Downstream burden-bearing must therefore be read in graduated terms, not binary ones.

a) A pathway may be **hosted but real**.\
b) It may be **supported and activation-worthy** but not yet comparable.\
c) It may be **operationally useful** while still relying materially on external support.\
d) It may be **locally prominent** while still weak in service and continuity burden.\
e) It may become **self-carrying** only when local host, support, lifecycle, and records functions align under truthful claims.

This graded reading protects the Whitepaper from one of the most dangerous kinds of overstatement: the claim that local ownership has arrived simply because local participation is visible. Nexus is stronger than that. It requires burden-bearing truth. Downstream is where that truth first becomes materially undeniable.

***

#### **5.8.10 Final effect of downstream choreography**

The final effect of downstream choreography is that the Nexus Ecosystem becomes legible as an operating reality rather than only an architectural or institutional proposition. Downstream is where hosts carry consequence, where support chains reveal their real depth, where lifecycle begins to cost and matter, where continuity claims are tested, where public-purpose and sovereign value become visible, where route classes and affordability modes become practical, and where local ownership begins to move from principle to burden-bearing fact. It is, in many respects, the proving ground of the whole chain.

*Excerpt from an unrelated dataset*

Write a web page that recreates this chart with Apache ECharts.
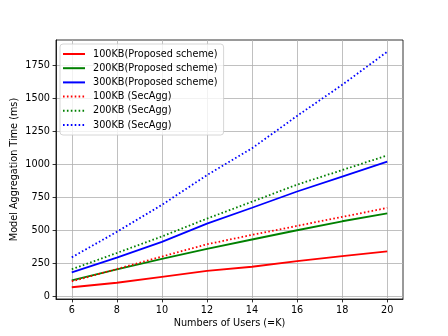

This effect may be stated through ten conclusions.

a) Downstream choreography makes the ecosystem **operationally truthful**, because activation, hosting, and service are linked to real host geometry, support posture, and continuity burden rather than to symbolic deployment presence.

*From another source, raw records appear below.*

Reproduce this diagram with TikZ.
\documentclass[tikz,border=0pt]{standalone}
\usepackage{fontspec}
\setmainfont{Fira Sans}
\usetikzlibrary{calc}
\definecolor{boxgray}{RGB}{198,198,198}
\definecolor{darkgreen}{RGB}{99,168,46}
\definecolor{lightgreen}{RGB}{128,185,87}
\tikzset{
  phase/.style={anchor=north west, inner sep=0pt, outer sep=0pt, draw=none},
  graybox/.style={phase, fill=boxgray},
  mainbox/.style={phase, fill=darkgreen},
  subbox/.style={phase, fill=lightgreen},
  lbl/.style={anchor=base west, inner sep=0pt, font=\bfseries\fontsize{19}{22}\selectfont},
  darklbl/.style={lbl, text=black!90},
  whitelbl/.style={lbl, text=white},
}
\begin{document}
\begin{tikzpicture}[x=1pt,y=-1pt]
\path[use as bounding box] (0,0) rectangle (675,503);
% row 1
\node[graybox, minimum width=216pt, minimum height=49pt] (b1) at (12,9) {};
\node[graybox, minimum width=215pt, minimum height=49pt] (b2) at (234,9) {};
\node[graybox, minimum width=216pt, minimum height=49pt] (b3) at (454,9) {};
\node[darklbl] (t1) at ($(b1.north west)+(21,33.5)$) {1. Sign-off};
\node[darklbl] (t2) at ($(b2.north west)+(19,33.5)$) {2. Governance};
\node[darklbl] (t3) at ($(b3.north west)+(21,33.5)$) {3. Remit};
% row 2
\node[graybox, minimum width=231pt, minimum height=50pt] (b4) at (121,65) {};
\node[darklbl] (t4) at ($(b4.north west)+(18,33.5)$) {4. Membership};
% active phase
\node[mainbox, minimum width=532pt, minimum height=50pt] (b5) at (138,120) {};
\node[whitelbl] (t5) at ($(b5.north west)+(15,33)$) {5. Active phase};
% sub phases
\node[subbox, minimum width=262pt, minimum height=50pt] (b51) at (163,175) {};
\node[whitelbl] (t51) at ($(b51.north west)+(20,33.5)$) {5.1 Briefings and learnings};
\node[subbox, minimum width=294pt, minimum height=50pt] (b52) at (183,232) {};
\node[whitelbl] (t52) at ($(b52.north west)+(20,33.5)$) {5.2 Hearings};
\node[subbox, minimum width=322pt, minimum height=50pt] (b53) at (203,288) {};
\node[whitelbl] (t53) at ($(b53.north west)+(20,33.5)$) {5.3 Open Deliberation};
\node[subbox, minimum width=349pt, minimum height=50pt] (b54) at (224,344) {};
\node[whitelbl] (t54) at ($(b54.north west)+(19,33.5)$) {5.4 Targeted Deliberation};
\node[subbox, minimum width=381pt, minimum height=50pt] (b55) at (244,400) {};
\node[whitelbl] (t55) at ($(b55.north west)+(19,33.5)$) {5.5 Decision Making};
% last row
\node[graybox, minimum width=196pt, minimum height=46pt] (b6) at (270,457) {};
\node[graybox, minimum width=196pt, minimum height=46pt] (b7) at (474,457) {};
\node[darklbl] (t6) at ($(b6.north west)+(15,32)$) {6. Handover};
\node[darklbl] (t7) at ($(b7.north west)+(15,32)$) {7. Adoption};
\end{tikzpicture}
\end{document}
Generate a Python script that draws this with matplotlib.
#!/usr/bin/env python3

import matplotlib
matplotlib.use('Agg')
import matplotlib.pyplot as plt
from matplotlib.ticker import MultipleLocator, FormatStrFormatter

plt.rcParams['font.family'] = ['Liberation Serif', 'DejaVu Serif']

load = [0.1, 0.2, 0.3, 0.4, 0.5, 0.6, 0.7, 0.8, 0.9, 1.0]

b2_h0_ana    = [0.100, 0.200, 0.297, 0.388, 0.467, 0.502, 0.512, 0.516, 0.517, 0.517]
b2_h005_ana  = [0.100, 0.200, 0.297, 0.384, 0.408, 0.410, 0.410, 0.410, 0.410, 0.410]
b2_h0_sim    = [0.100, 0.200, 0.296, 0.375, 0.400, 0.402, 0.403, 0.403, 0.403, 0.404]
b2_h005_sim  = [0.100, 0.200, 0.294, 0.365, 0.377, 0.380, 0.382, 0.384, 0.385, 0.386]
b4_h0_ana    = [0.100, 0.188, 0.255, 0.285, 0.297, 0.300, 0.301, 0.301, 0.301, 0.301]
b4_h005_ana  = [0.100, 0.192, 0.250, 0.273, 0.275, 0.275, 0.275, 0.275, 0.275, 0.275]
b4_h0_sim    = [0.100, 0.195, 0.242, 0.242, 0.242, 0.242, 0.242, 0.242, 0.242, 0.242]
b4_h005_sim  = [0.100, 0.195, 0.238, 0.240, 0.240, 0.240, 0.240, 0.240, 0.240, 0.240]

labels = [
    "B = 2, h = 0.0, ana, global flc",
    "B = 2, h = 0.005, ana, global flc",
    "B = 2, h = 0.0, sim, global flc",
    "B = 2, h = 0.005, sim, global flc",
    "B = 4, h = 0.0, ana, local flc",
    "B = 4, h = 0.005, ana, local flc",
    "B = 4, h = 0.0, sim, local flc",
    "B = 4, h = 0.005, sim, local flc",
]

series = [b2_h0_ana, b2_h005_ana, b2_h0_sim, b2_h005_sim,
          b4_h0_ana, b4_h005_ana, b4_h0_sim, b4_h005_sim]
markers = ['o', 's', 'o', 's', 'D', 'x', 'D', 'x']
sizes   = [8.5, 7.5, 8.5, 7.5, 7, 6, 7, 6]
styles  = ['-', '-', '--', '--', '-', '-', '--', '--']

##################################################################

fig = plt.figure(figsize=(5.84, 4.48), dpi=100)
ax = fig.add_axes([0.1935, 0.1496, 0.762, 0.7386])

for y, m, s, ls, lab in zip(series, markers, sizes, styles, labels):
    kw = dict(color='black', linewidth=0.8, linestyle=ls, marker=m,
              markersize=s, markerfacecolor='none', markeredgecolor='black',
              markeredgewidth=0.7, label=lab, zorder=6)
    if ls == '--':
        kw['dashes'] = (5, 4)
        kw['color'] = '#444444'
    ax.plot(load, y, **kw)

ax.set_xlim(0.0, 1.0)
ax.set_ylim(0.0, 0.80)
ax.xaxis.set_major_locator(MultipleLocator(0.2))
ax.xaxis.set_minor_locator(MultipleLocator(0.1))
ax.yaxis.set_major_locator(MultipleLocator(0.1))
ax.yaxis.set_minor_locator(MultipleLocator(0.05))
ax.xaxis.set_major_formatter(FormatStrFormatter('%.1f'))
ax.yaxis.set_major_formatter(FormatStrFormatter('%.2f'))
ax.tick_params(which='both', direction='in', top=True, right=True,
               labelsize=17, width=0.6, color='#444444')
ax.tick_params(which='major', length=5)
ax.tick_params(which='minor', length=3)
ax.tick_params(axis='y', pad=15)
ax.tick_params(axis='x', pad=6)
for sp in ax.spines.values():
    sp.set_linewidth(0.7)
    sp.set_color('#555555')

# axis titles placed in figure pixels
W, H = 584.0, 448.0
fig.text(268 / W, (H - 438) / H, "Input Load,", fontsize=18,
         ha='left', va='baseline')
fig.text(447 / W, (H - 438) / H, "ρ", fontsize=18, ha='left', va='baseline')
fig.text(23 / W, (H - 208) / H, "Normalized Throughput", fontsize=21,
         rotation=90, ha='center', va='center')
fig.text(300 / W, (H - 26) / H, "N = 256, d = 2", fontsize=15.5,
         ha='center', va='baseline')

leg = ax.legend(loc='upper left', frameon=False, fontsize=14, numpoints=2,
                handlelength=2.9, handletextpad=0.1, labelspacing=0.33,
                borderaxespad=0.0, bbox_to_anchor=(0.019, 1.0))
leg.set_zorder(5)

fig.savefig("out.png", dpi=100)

b) It makes the ecosystem **continuity-serious**, because service, degraded-mode operation, fallback, reserve posture, and truthful restoration are part of the live chain rather than post hoc add-ons.

c) It makes the ecosystem **locality-serious**, because host adaptation and lawful localization narrow the common architecture into real institutional and environmental contexts without redefining it.

d) It makes the ecosystem **route-serious**, because route classes, affordability modes, and service models are explicitly bounded and tied to actual support and maturity conditions.

e) It makes the ecosystem **evidence-serious**, because hosts participate in observability, proof cycles, incident handling, and lifecycle recording rather than merely consuming infrastructure.

f) It makes the ecosystem **lifecycle-serious**, because refresh, repair, remanufacture, and retirement are treated as class-affecting and truth-affecting transitions.

g) It makes the ecosystem **public-purpose-serious**, because consequences for lifeline resilience, public-system continuity, industrial operations, corridor logic, and sovereign readiness are described precisely rather than rhetorically.

h) It makes the ecosystem **economically serious**, because recurring value, managed service, reserve logic, and lifecycle burden are made visible and disciplined.

i) It makes the ecosystem **ownership-serious**, because local burden-bearing can now be distinguished from hosted presence and from symbolic localization.

j) It makes the ecosystem **globally credible**, because the strongest outward proposition of the Whitepaper now rests not only on doctrine and design, but on a downstream layer that can explain how the estate becomes real, useful, supportable, and bounded in the world.

The final downstream reading instruction is therefore this: downstream choreography shall be read as the living test of the Nexus Ecosystem’s integrity. Upstream decides what may enter. Midstream decides what may become. Downstream decides what may endure, what may be claimed, what may be sustained, and what kind of real consequence the architecture can truthfully support. That is the final effect of downstream choreography.